Opinion
2002-02671, 2002-08147
Argued February 27, 2003.
March 24, 2003.
In an action to recover damages for personal injuries, the plaintiff appeals from (1) an order of the Supreme Court, Kings County (Bruno, J.), dated February 8, 2002, which denied her application for leave to serve a late notice of claim pursuant to General Municipal Law § 50-e(5), and (2), as limited by her brief, from so much of an order of the same court, dated August 13, 2002, as upon, in effect, granting her motion for leave to renew, adhered to its prior determination.
Richard J. Katz (DiJoseph Portegello, P.C., New York, N.Y. [Arnold E. DiJoseph III] of counsel), for appellant.
Michael A. Cardozo, Corporation Counsel, New York, N.Y. (Edward F. X. Hart and Drake A. Colley of counsel), for respondent.

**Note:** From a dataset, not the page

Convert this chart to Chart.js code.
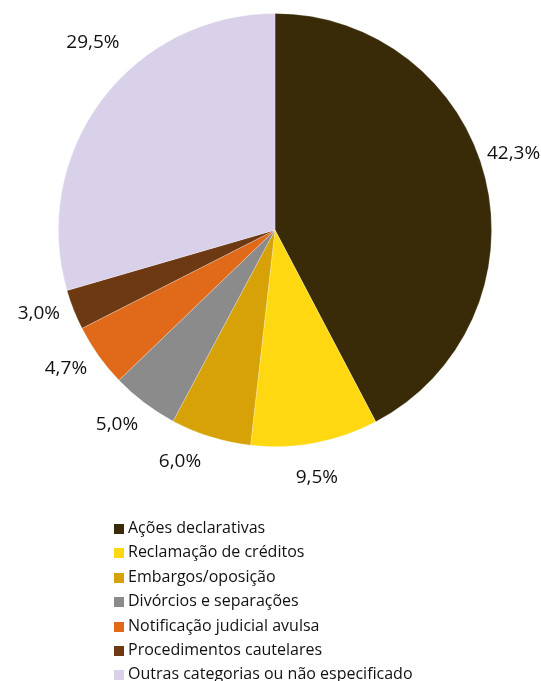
<!DOCTYPE html>
<html>
<head>
<meta charset="utf-8">
<script src="https://cdn.jsdelivr.net/npm/chart.js@4/dist/chart.umd.min.js"></script>
<style>
  html, body { margin: 0; padding: 0; background: #fff; }
  #wrap { position: relative; width: 541px; height: 681px; overflow: hidden; }
  #legend { position: absolute; left: 114px; top: 515px; font-family: "Open Sans", sans-serif; font-size: 16px; color: #111; }
  #legend div { height: 24.4px; line-height: 24px; white-space: nowrap; }
  #legend span { display: inline-block; width: 10px; height: 10px; margin-right: 4px; vertical-align: -1px; }
</style>
</head>
<body>
<div id="wrap">
  <canvas id="chart" width="541" height="681"></canvas>
  <div id="legend"></div>
</div>
<script>
const categories = [
  'Ações declarativas',
  'Reclamação de créditos',
  'Embargos/oposição',
  'Divórcios e separações',
  'Notificação judicial avulsa',
  'Procedimentos cautelares',
  'Outras categorias ou não especificado'
];
const shares = [42.3, 9.5, 6.0, 5.0, 4.7, 3.0, 29.5];
const colors = ['#392b07', '#ffd811', '#d6a207', '#8b8b8b', '#e06a1a', '#6d3912', '#d9d0e9'];

// excel "best fit" labels sit a little off the slice middle
const labelShift = [-4, 1, 5, 2, 2, 2, 9];

const outsideLabels = {
  id: 'outsideLabels',
  afterDatasetsDraw(chart) {
    const ctx = chart.ctx;
    const meta = chart.getDatasetMeta(0);
    ctx.save();
    ctx.font = '19px "Open Sans", sans-serif';
    ctx.fillStyle = '#111';
    ctx.textAlign = 'center';
    ctx.textBaseline = 'middle';
    meta.data.forEach((arc, i) => {
      const a = (arc.startAngle + arc.endAngle) / 2 + labelShift[i] * Math.PI / 180;
      const r = arc.outerRadius + (i === 6 ? 45 : 34);
      const txt = shares[i].toFixed(1).replace('.', ',') + '%';
      ctx.fillText(txt, arc.x + Math.cos(a) * r, arc.y + Math.sin(a) * r);
    });
    ctx.restore();
  }
};

new Chart(document.getElementById('chart'), {
  type: 'pie',
  data: {
    labels: categories,
    datasets: [{
      data: shares,
      backgroundColor: colors,
      borderColor: 'rgba(255,255,255,0.35)',
      borderWidth: 0.75,
      hoverOffset: 0
    }]
  },
  options: {
    responsive: false,
    animation: false,
    layout: { padding: { left: 58, right: 49, top: 13, bottom: 234 } },
    plugins: {
      legend: { display: false },
      tooltip: { enabled: false }
    }
  },
  plugins: [outsideLabels]
});

const legend = document.getElementById('legend');
categories.forEach((c, i) => {
  const row = document.createElement('div');
  const box = document.createElement('span');
  box.style.background = colors[i];
  row.appendChild(box);
  row.appendChild(document.createTextNode(c));
  legend.appendChild(row);
});
</script>
</body>
</html>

Before: MYRIAM J. ALTMAN, J.P., ANITA R. FLORIO, WILLIAM D. FRIEDMANN, HOWARD MILLER, JJ.
DECISION ORDER
ORDERED that the appeal from the order dated February 8, 2002, is dismissed, as that order was superseded by the order dated August 13, 2002, made upon renewal; and it is further,
ORDERED that the order dated August 13, 2002, is affirmed insofar as appealed from; and it is further,
ORDERED that the respondent is awarded one bill of costs.

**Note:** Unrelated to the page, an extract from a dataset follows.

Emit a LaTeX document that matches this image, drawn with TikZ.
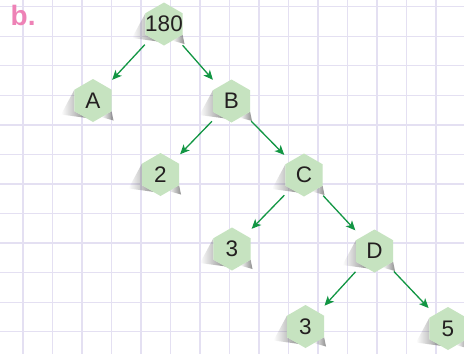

In determining whether or not to grant an application for leave to serve a late notice of claim, a court must consider, inter alia, whether the municipality acquired actual knowledge of the facts constituting the claim within 90 days after it arose or within a reasonable time thereafter, whether the delay would substantially prejudice the municipality in maintaining its defense on the merits, and whether or not the plaintiff demonstrated a reasonable excuse for the delay. In this case, the Supreme Court providently exercised its discretion in denying the application. Contrary to the plaintiff's contention, she failed to show that the defendant timely acquired actual knowledge of the facts underlying the claim. In addition, the plaintiff failed to show that the defendant would not be prejudiced by permitting her to serve a late notice of claim, and did not establish the existence of a reasonable excuse for failing to timely serve the notice of claim (see General Municipal Law § 50-e; Matter of Price v. Board of Educ. of City of Yonkers, 300 A.D.2d 310; Matter of Ryder v. Garden City School Dist., 277 A.D.2d 388; Saafir v. Metro-North Commuter R. R., Co., 260 A.D.2d 462, 463; Matter of Morrison v. New York City Health and Hosps., Corp., 244 A.D.2d 487; see also Matter of Micali v. Union Free Val. Stream School Dist. # 24, 300 A.D.2d 661).
ALTMAN, J.P., FLORIO, FRIEDMANN and H. MILLER, JJ., concur.